Give the data again exactly as written, skipping any pictures.

(begin)

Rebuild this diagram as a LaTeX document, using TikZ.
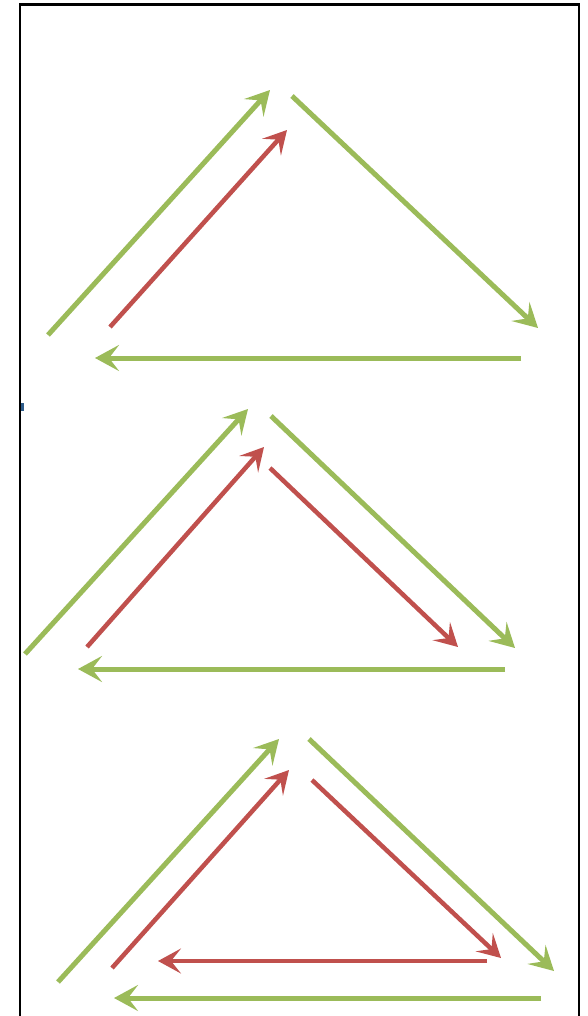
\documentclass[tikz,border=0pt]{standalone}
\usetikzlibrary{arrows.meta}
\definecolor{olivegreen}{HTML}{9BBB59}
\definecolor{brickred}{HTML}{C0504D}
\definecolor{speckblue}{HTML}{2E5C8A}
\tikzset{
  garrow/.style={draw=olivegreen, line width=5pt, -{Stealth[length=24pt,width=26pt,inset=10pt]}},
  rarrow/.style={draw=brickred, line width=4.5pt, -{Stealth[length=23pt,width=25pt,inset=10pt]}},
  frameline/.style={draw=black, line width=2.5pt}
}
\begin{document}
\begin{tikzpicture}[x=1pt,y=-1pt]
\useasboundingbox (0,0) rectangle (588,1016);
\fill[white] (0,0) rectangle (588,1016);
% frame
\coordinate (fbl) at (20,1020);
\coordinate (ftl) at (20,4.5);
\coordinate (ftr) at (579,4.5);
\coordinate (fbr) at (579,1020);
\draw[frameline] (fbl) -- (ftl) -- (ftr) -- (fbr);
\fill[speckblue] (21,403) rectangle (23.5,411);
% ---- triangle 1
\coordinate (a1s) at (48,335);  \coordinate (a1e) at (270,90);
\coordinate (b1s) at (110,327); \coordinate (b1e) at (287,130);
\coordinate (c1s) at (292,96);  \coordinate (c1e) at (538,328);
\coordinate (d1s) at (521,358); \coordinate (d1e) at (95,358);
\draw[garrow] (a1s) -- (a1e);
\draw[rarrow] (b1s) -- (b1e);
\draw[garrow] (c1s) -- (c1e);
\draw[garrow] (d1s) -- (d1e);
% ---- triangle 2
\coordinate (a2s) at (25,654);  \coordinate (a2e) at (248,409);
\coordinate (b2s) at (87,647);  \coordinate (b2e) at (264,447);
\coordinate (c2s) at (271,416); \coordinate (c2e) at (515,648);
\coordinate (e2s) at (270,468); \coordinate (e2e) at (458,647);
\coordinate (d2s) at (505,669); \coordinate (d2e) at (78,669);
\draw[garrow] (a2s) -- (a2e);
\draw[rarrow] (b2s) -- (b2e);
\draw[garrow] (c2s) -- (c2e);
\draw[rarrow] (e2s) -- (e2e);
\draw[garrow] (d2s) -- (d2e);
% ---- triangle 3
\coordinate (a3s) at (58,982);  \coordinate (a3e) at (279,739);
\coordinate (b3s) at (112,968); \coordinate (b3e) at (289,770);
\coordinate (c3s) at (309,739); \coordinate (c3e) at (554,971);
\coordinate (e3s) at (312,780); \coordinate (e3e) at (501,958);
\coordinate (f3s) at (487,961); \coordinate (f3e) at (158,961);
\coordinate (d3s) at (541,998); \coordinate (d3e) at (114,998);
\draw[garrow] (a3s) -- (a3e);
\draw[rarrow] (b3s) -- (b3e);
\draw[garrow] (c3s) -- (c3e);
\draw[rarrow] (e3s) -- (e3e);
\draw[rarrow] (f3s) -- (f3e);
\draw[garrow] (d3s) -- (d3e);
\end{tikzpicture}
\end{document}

(end)

Answer to the problem:
Rebuild this diagram as a LaTeX document, using TikZ.
\documentclass[tikz,border=0pt]{standalone}
\usetikzlibrary{arrows.meta}
\definecolor{olivegreen}{HTML}{9BBB59}
\definecolor{brickred}{HTML}{C0504D}
\definecolor{speckblue}{HTML}{2E5C8A}
\tikzset{
  garrow/.style={draw=olivegreen, line width=5pt, -{Stealth[length=24pt,width=26pt,inset=10pt]}},
  rarrow/.style={draw=brickred, line width=4.5pt, -{Stealth[length=23pt,width=25pt,inset=10pt]}},
  frameline/.style={draw=black, line width=2.5pt}
}
\begin{document}
\begin{tikzpicture}[x=1pt,y=-1pt]
\useasboundingbox (0,0) rectangle (588,1016);
\fill[white] (0,0) rectangle (588,1016);
% frame
\coordinate (fbl) at (20,1020);
\coordinate (ftl) at (20,4.5);
\coordinate (ftr) at (579,4.5);
\coordinate (fbr) at (579,1020);
\draw[frameline] (fbl) -- (ftl) -- (ftr) -- (fbr);
\fill[speckblue] (21,403) rectangle (23.5,411);
% ---- triangle 1
\coordinate (a1s) at (48,335);  \coordinate (a1e) at (270,90);
\coordinate (b1s) at (110,327); \coordinate (b1e) at (287,130);
\coordinate (c1s) at (292,96);  \coordinate (c1e) at (538,328);
\coordinate (d1s) at (521,358); \coordinate (d1e) at (95,358);
\draw[garrow] (a1s) -- (a1e);
\draw[rarrow] (b1s) -- (b1e);
\draw[garrow] (c1s) -- (c1e);
\draw[garrow] (d1s) -- (d1e);
% ---- triangle 2
\coordinate (a2s) at (25,654);  \coordinate (a2e) at (248,409);
\coordinate (b2s) at (87,647);  \coordinate (b2e) at (264,447);
\coordinate (c2s) at (271,416); \coordinate (c2e) at (515,648);
\coordinate (e2s) at (270,468); \coordinate (e2e) at (458,647);
\coordinate (d2s) at (505,669); \coordinate (d2e) at (78,669);
\draw[garrow] (a2s) -- (a2e);
\draw[rarrow] (b2s) -- (b2e);
\draw[garrow] (c2s) -- (c2e);
\draw[rarrow] (e2s) -- (e2e);
\draw[garrow] (d2s) -- (d2e);
% ---- triangle 3
\coordinate (a3s) at (58,982);  \coordinate (a3e) at (279,739);
\coordinate (b3s) at (112,968); \coordinate (b3e) at (289,770);
\coordinate (c3s) at (309,739); \coordinate (c3e) at (554,971);
\coordinate (e3s) at (312,780); \coordinate (e3e) at (501,958);
\coordinate (f3s) at (487,961); \coordinate (f3e) at (158,961);
\coordinate (d3s) at (541,998); \coordinate (d3e) at (114,998);
\draw[garrow] (a3s) -- (a3e);
\draw[rarrow] (b3s) -- (b3e);
\draw[garrow] (c3s) -- (c3e);
\draw[rarrow] (e3s) -- (e3e);
\draw[rarrow] (f3s) -- (f3e);
\draw[garrow] (d3s) -- (d3e);
\end{tikzpicture}
\end{document}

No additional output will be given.